Mill \Mill\ (m[i^]l), n. [L. mille a thousand. Cf. Mile.]
   A money of account of the United States, having the value of
   the tenth of a cent, or the thousandth of a dollar.
   [1913 Webster]

From The Collaborative International Dictionary of English v.0.48:

Mill \Mill\, v. i. (Zool.)
   To swim under water; -- said of air-breathing creatures.
   [1913 Webster]

   2. To undergo hulling, as maize.
      [Webster 1913 Suppl.]

   3. To move in a circle, as cattle upon a plain; to move
      around aimlessly; -- usually used with around.
      [Webster 1913 Suppl.]

            The deer and the pig and the nilghar were milling
            round and round in a circle of eight or ten miles
            radius.                               --Kipling.
      [Webster 1913 Suppl.]

   4. To swim suddenly in a new direction; -- said of whales.
      [Webster 1913 Suppl.]

   5. To take part in a mill; to box. [Cant]
      [Webster 1913 Suppl.]

From The Collaborative International Dictionary of English v.0.48:

Mill \Mill\ (m[i^]l), v. t. [imp. & p. p. Milled (m[i^]ld); p.
   pr. & vb. n. Milling.] [See Mill, n., and cf.
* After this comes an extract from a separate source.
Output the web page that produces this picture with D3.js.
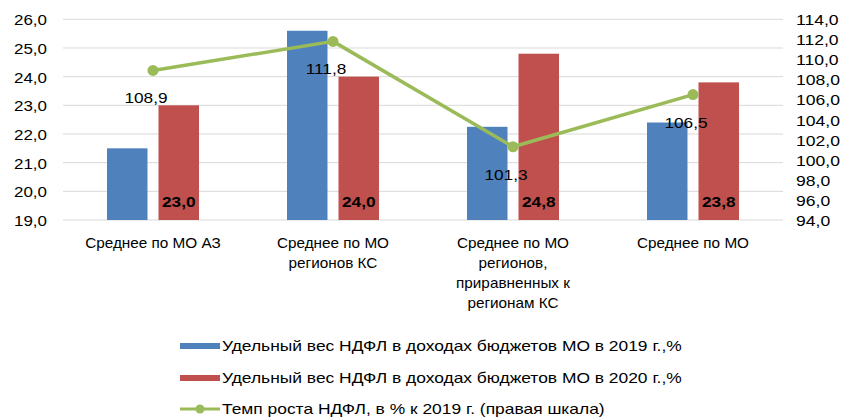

Muller.]
   [1913 Webster]
   1. To reduce to fine particles, or to small pieces, in a
      mill; to grind; to comminute.
      [1913 Webster]

   2. To shape, finish, or transform by passing through a
      machine; specifically, to shape or dress, as metal, by
      means of a rotary cutter.
      [1913 Webster]

   3. To make a raised border around the edges of, or to cut
      fine grooves or indentations across the edges of, as of a
      coin, or a screw head; also, to stamp in a coining press;
      to coin.
      [1913 Webster]

   4. To pass through a fulling mill; to full, as cloth.
      [1913 Webster]

   5. To beat with the fists. [Cant] --Thackeray.
      [1913 Webster]

   6. To roll into bars, as steel.
      [1913 Webster]

   To mill chocolate, to make it frothy, as by churning.